The U.S. Meat Export Federation (USMEF) recently marked its 40th anniversary during its Strategic Planning Conference in Carlsbad, Cal., and while significant changes from the past have come to fruition, the organization is looking to the future.
"This week, there will be many remembrances of what we've accomplished in this organization over the past 40 years, and everyone here should take great pride in that, but for most of you, it's not the past that drove you to attend this meeting. It's about what we're going to do today, tomorrow and into the future," Philip Seng, USMEF president and chief executive officer, told attendees.
According to Seng, the U.S. eclipsed $13 billion in meat exports. “That’s quite an accomplishment when you consider some of the challenges we’ve had over all these years,” he said, adding that the goal is for $20 billion in meat exports in the near future.
If there was any doubt that trade is important, Seng pointed out that 80% of the world’s buying power lies outside of the U.S., so “the more we can have this export mentality, (and) the more we can challenge ourselves to do better, the better it is going to be for all of us.”
Some recent highlights for U.S. trade include that the U.S. beef industry just surpassed Australia as the number-one supplier in the South Korean market. The U.S. also recently passed Australia in chilled beef exports to Japan, which Seng called a milestone.
The Chinese market has provided some success stories for the U.S. Seng noted that there are now nine pork plants in the world’s fastest-growing market for pork. However, challenges remain, as it’s still not easy selling in China, he said, adding, “It’s not the most transparent place, and it’s very hard to follow product in that market.”
This year, South Africa opened up to U.S. poultry, pork and beef imports. From the end of February until now, South Africa has tied with Mexico for the number-two beef liver export market for the U.S. This is truly remarkable, Seng added.
Despite the victories, Seng warned that trade is declining.
"Trade is no longer rising around the world," Seng explained. "Actually, this is the first time since World War II that trade has declined during a period of economic growth. That's why what we are doing in the meat industry — whether it's the beef complex, the pork complex, the lamb complex — the fact that we are increasing our exports (means) we're really going against the grain right now, because most industries are not enjoying robust export sales."
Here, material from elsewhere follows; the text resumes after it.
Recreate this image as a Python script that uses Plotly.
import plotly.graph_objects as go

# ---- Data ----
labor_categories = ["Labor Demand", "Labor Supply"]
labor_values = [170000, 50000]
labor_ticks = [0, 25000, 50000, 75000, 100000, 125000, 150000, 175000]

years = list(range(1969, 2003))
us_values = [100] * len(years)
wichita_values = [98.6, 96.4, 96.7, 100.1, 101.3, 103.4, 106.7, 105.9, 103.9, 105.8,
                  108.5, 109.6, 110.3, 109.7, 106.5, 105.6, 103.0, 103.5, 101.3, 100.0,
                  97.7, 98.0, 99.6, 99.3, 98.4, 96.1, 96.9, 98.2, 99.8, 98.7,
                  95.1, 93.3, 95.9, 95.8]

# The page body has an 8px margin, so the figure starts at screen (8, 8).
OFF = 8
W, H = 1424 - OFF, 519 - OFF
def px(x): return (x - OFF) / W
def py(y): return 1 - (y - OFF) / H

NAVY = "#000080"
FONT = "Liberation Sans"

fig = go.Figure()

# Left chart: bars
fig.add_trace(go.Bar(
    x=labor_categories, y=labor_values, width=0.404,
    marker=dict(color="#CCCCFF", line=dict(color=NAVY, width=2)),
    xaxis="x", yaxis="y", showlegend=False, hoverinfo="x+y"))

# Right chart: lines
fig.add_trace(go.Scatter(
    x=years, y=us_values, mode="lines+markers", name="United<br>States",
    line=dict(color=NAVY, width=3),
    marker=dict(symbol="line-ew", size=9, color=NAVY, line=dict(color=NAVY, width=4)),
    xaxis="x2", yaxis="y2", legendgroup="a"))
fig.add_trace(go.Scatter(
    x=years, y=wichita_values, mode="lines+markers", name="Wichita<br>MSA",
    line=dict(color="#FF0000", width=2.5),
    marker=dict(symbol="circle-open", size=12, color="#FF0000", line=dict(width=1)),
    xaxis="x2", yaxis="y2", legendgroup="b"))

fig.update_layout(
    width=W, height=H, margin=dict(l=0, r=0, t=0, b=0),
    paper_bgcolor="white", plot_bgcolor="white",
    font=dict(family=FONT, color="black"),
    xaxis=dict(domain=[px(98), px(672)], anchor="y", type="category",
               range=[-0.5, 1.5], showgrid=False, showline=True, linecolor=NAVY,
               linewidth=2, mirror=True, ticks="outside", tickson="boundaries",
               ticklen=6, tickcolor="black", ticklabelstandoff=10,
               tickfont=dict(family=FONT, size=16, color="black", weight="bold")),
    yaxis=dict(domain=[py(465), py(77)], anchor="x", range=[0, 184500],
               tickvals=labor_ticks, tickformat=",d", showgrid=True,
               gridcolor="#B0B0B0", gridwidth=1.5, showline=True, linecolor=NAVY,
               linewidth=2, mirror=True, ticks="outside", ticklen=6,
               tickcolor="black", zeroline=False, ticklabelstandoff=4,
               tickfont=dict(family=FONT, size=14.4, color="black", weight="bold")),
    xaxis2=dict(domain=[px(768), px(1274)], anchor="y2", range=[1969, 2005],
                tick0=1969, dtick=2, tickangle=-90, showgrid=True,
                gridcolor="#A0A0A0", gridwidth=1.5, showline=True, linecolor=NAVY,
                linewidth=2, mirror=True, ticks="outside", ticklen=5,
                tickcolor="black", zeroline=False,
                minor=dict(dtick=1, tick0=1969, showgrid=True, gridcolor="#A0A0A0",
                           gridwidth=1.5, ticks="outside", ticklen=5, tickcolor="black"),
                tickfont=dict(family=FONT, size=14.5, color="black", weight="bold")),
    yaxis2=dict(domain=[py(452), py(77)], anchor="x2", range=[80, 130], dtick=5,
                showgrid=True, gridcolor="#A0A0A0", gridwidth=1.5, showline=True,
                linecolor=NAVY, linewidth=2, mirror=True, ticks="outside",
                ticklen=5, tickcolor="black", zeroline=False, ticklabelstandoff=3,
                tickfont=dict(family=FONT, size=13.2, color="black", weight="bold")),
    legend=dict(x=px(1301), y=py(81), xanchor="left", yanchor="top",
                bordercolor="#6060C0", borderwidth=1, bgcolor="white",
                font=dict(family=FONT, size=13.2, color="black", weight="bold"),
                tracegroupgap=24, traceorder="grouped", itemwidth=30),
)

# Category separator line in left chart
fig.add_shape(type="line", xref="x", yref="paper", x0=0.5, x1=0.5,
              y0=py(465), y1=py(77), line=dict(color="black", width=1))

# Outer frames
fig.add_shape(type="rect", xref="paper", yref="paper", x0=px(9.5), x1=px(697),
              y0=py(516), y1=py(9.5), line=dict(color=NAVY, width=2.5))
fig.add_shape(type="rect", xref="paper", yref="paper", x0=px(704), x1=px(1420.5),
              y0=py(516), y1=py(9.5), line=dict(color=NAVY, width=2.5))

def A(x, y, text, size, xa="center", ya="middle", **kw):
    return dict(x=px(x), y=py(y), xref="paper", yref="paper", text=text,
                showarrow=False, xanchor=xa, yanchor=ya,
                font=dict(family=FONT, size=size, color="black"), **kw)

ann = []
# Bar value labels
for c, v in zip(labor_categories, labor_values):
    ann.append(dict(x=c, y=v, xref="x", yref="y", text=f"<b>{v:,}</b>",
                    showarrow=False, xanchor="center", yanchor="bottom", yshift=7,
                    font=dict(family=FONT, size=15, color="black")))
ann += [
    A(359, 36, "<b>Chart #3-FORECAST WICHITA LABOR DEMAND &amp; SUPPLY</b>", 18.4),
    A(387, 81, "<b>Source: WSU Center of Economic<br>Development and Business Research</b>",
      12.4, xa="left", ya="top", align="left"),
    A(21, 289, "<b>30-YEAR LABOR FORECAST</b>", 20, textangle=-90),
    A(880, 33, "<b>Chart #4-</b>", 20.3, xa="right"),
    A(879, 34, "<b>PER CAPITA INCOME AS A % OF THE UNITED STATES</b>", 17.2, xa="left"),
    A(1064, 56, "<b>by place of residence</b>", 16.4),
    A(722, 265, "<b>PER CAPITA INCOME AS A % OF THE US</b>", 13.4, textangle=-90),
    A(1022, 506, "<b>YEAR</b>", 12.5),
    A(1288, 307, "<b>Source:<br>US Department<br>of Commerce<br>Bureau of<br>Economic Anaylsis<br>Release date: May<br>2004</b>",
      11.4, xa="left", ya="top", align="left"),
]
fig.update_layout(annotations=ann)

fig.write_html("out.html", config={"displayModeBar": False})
Seng referenced World Trade Organization data showing that 2,100 new trade restrictions were imposed from 2008 to 2016. Sometimes, it may seem like there are fewer trade restrictions and more free trade agreements, but he said, “frankly, we are still in a very protectionist world.”
Fifteen countries account for 63% of world trade. “What that means is there are certain countries that are franchised in, and there are certain countries that are franchised out,” Seng said.
"This is one of the challenges we have with the WTO," he said. “There are more losers than actual winners when it comes to trade, just given those 15 countries. Usually, it’s those 15 countries that write the rules, so it’s become quite complicated when we take a look at international trade.”
The challenges ahead, according to Seng, include the state of the Korean economy, the impact of Britain's vote to leave the European Union and whether societal norms will begin to affect trade deals.
The paramount question on everyone’s mind, however, is how to deal with the “tsunami of meat” heading toward us, Seng said. It will be key, he said, to focus on what can be done over the next couple years to move more meat, as well as what can be done for demand enhancement in this industry.